Cuando la maestra de mi hijo me pidió que sirviera de acompañante en el campamento de ciencia, vacilé. ¿Cómo podría ser un ejemplo cuando mi pasado estaba manchado de errores; cuando todavía luchaba, tropezaba y caía en antiguos hábitos malos? Dios me ayudó a amar y criar a mi hijo, pero, a menudo, dudaba de que me pudiera utilizar para servir a otros.
A veces, todavía me cuesta reconocer que Dios —el único perfecto y que puede cambiar vidas—nos transforma con el tiempo. Entonces, el Espíritu Santo me recuerda cuando Pablo instó a Timoteo a volcarse a su entrenamiento in situ, a perseverar en la fe y a usar los dones que Dios le había dado (2 Timoteo 1:6). Timoteo podía ser valiente porque el Señor, su fuente de poder, lo ayudaría a amar y ser disciplinado mientras siguiera creciendo y sirviendo a aquellos dentro de su esfera de influencia (v. 7).
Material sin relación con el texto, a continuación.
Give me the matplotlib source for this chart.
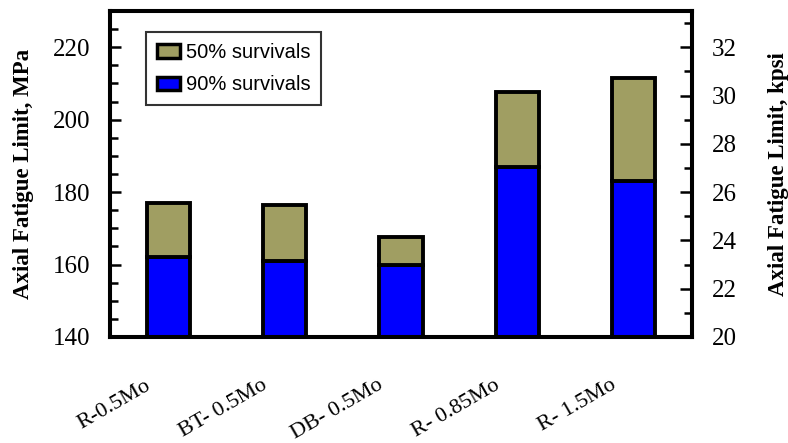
import matplotlib
matplotlib.use("Agg")
import matplotlib.pyplot as plt
from matplotlib.ticker import MultipleLocator
from matplotlib.transforms import ScaledTranslation
from matplotlib.patches import Rectangle
from matplotlib.legend_handler import HandlerPatch

# Alloy / processing conditions
categories = ["R-0.5Mo", "BT- 0.5Mo", "DB- 0.5Mo", "R- 0.85Mo", "R- 1.5Mo"]
# Axial fatigue limit (MPa)
survival_50 = [177.0, 176.5, 167.5, 207.5, 211.5]
survival_90 = [162.0, 161.0, 160.0, 187.0, 183.0]

serif = ["Liberation Serif", "DejaVu Serif"]
sans = ["Liberation Sans", "DejaVu Sans"]

fig = plt.figure(figsize=(7.88, 4.43), dpi=100)
ax = fig.add_axes([0.1396, 0.2393, 0.7386, 0.7359])

x = list(range(len(categories)))
ymin = 140
width = 0.37
edge_lw = 2.8

h90 = [v - ymin for v in survival_90]
h50 = [a - b for a, b in zip(survival_50, survival_90)]
ax.bar(x, h90, width, bottom=ymin, color="#0000FF", edgecolor="black",
       linewidth=edge_lw, label="90% survivals", zorder=2)
ax.bar(x, h50, width, bottom=survival_90, color="#A09E62", edgecolor="black",
       linewidth=edge_lw, label="50% survivals", zorder=2)

ax.set_xlim(-0.5, len(categories) - 0.5)
ax.set_ylim(140, 230)
ax.yaxis.set_major_locator(MultipleLocator(20))
ax.yaxis.set_minor_locator(MultipleLocator(5))
ax.tick_params(axis="y", which="major", direction="in", length=8, width=1.8,
               pad=14, labelsize=18)
ax.tick_params(axis="y", which="minor", direction="in", length=6, width=1.8)
for t in ax.get_yticklabels():
    t.set_family(serif)

ax.set_xticks(x)
ax.set_xticklabels(categories, rotation=30, ha="right", va="top",
                   rotation_mode="anchor", fontsize=16, family=serif)
ax.tick_params(axis="x", length=0, pad=0)
offset = ScaledTranslation(-0.24, -0.39, fig.dpi_scale_trans)
for t in ax.get_xticklabels():
    t.set_transform(t.get_transform() + offset)

for s in ax.spines.values():
    s.set_linewidth(2.9)
    s.set_zorder(3)

ax.set_ylabel("Axial Fatigue Limit, MPa", fontsize=16.5, fontweight="bold",
              family=serif, labelpad=14)

# Secondary scale in kpsi
ax2 = ax.twinx()
ax2.set_ylim(20, 33.5)
ax2.yaxis.set_major_locator(MultipleLocator(2))
ax2.yaxis.set_minor_locator(MultipleLocator(1))
ax2.tick_params(axis="y", which="major", direction="in", length=9, width=1.8,
                pad=14, labelsize=18)
ax2.tick_params(axis="y", which="minor", direction="in", length=6, width=1.8)
for t in ax2.get_yticklabels():
    t.set_family(serif)
for s in ax2.spines.values():
    s.set_linewidth(2.9)
ax2.set_ylabel("Axial Fatigue Limit, kpsi", fontsize=16.5, fontweight="bold",
               family=serif, labelpad=23)


def small_square(legend, orig_handle, xdescent, ydescent, width, height, fontsize):
    size = height
    return Rectangle((-xdescent + width - size - 1.0, -ydescent), size, size)


handles, labels = ax.get_legend_handles_labels()
leg = ax.legend(handles[::-1], labels[::-1], loc="upper left",
                bbox_to_anchor=(0.061, 0.935), prop={"family": sans, "size": 14.5},
                frameon=True, fancybox=False, edgecolor="black",
                handlelength=1.15, handleheight=0.65, handletextpad=0.3,
                borderpad=0.55, labelspacing=0.65, borderaxespad=0,
                handler_map={Rectangle: HandlerPatch(patch_func=small_square)})
leg.get_frame().set_linewidth(1.5)
for h in leg.legend_handles:
    h.set_linewidth(2.5)

fig.savefig("out.png", dpi=100)
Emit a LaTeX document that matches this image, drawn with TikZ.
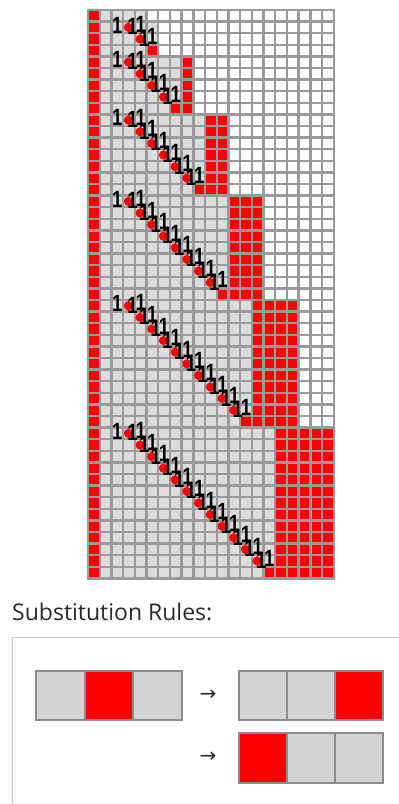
\documentclass[tikz,border=0pt]{standalone}
\usepackage{fontspec}
\setmainfont{Open Sans}
\newfontfamily\onefont{Liberation Sans}
\newfontfamily\arrowfont{DejaVu Sans}
\definecolor{cellgrey}{HTML}{DCDCDC}
\definecolor{rulegrey}{HTML}{D4D4D4}
\definecolor{cellred}{HTML}{FF0000}
\definecolor{gridcol}{HTML}{9A9A9A}
\definecolor{boxcol}{HTML}{C4C4C4}
\definecolor{rulebord}{HTML}{8C8C8C}
\definecolor{titlecol}{HTML}{2A2A2A}
\newcommand\gx{88}
\newcommand\gy{10}
\newcommand\cw{11.7}
\newcommand\ch{11.6}
\newcommand\cellrect[5]{\fill[#1] ({\gx+#4*\cw},{\gy+#2*\ch}) rectangle ({\gx+(#5+1)*\cw},{\gy+(#3+1)*\ch});}
\newcommand\onetxt{\scalebox{1.85}[2.35]{\onefont\bfseries 1}}
\newcommand\arrtxt{\scalebox{2.0}{\arrowfont →}}
\begin{document}
\begin{tikzpicture}[x=1pt,y=-1pt,
  gridline/.style={draw=gridcol,line width=2.4pt},
  onelabel/.style={inner sep=0pt,text=black},
  rulecell/.style={draw=rulebord,line width=2pt,minimum height=49pt,inner sep=0pt},
  arrowlabel/.style={inner sep=0pt,text=titlecol}]
\useasboundingbox (0,0) rectangle (399,804);
\clip (0,0) rectangle (399,804);
\fill[white] (0,0) rectangle (399,804);
% grey areas
\cellrect{cellgrey}{0}{0}{1}{4}
\foreach \n in {1,...,6}{
  \pgfmathtruncatemacro\ra{\n*\n}
  \pgfmathtruncatemacro\rb{\n*\n+2*\n}
  \pgfmathtruncatemacro\cb{2*\n+3}
  \cellrect{cellgrey}{\ra}{\rb}{1}{\cb}
}
% red right blocks
\foreach \n in {2,...,6}{
  \pgfmathtruncatemacro\ra{\n*\n}
  \pgfmathtruncatemacro\rb{\n*\n+2*\n}
  \pgfmathtruncatemacro\ca{2*\n+4}
  \pgfmathtruncatemacro\cb{3*\n+2}
  \cellrect{cellred}{\ra}{\rb}{\ca}{\cb}
}
% red first column
\cellrect{cellred}{0}{48}{0}{0}
% diagonal ends (full red squares)
\foreach \n in {1,...,6}{
  \pgfmathtruncatemacro\rr{\n*\n+2*\n}
  \pgfmathtruncatemacro\cc{3+2*\n}
  \cellrect{cellred}{\rr}{\rr}{\cc}{\cc}
}
% grid lines
\foreach \k in {0,...,21}{
  \draw[gridline] ({\gx+\k*\cw},\gy) -- ({\gx+\k*\cw},{\gy+49*\ch});
}
\foreach \k in {0,...,49}{
  \draw[gridline] ({\gx-1.2},{\gy+\k*\ch}) -- ({\gx+21*\cw+1.2},{\gy+\k*\ch});
}
% red dots on the diagonals
\foreach \n in {1,...,6}{
  \pgfmathtruncatemacro\m{2*\n-1}
  \foreach \i in {0,...,\m}{
    \fill[cellred] ({\gx+(3+\i+0.45)*\cw},{\gy+(\n*\n+\i+0.5)*\ch}) circle (4.6);
  }
}
% the 1 labels
\foreach \n in {1,...,6}{
  \pgfmathtruncatemacro\m{2*\n-1}
  \node[onelabel] (s-\n) at ({\gx+2.5*\cw},{\gy+(\n*\n+0.3)*\ch}) {\onetxt};
  \foreach \i in {0,...,\m}{
    \node[onelabel] (a-\n-\i) at ({\gx+(3+\i+0.8)*\cw},{\gy+(\n*\n+\i+0.45)*\ch}) {\onetxt};
    \node[onelabel] (b-\n-\i) at ({\gx+(3+\i+1.5)*\cw},{\gy+(\n*\n+\i+0.25)*\ch}) {\onetxt};
  }
}
% substitution rules
\node[anchor=base west,inner sep=0pt,font=\fontsize{23}{23}\selectfont,text=titlecol] (title) at (12,620) {Substitution Rules:};
\draw[boxcol,line width=1pt] (12,820) -- (12,637) -- (420,637);
\node[rulecell,fill=rulegrey,minimum width=48.7pt] (l1) at (60.3,695.5) {};
\node[rulecell,fill=cellred,minimum width=48.7pt] (l2) at (109,695.5) {};
\node[rulecell,fill=rulegrey,minimum width=48.7pt] (l3) at (157.7,695.5) {};
\node[arrowlabel] (ar1) at (208,695) {\arrtxt};
\node[rulecell,fill=rulegrey,minimum width=48pt] (r1) at (263,695.5) {};
\node[rulecell,fill=rulegrey,minimum width=48pt] (r2) at (311,695.5) {};
\node[rulecell,fill=cellred,minimum width=48pt] (r3) at (359,695.5) {};
\node[arrowlabel] (ar2) at (208,757.5) {\arrtxt};
\node[rulecell,fill=cellred,minimum width=48pt,minimum height=50pt] (q1) at (263,758) {};
\node[rulecell,fill=rulegrey,minimum width=48pt,minimum height=50pt] (q2) at (311,758) {};
\node[rulecell,fill=rulegrey,minimum width=48pt,minimum height=50pt] (q3) at (359,758) {};
\end{tikzpicture}
\end{document}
Cristo nos salva y nos da poder para honrarlo con nuestras vidas, pero no porque tengamos cualidades especiales, sino porque somos individualmente miembros valiosos de su familia (v. 9). Su función es también darnos un propósito que va más allá de nuestra reducida cosmovisión.
Al seguirlo cada día, Él nos transforma, mientras nos utiliza para alentar a otros, hablándoles de su amor y verdad dondequiera que vayamos.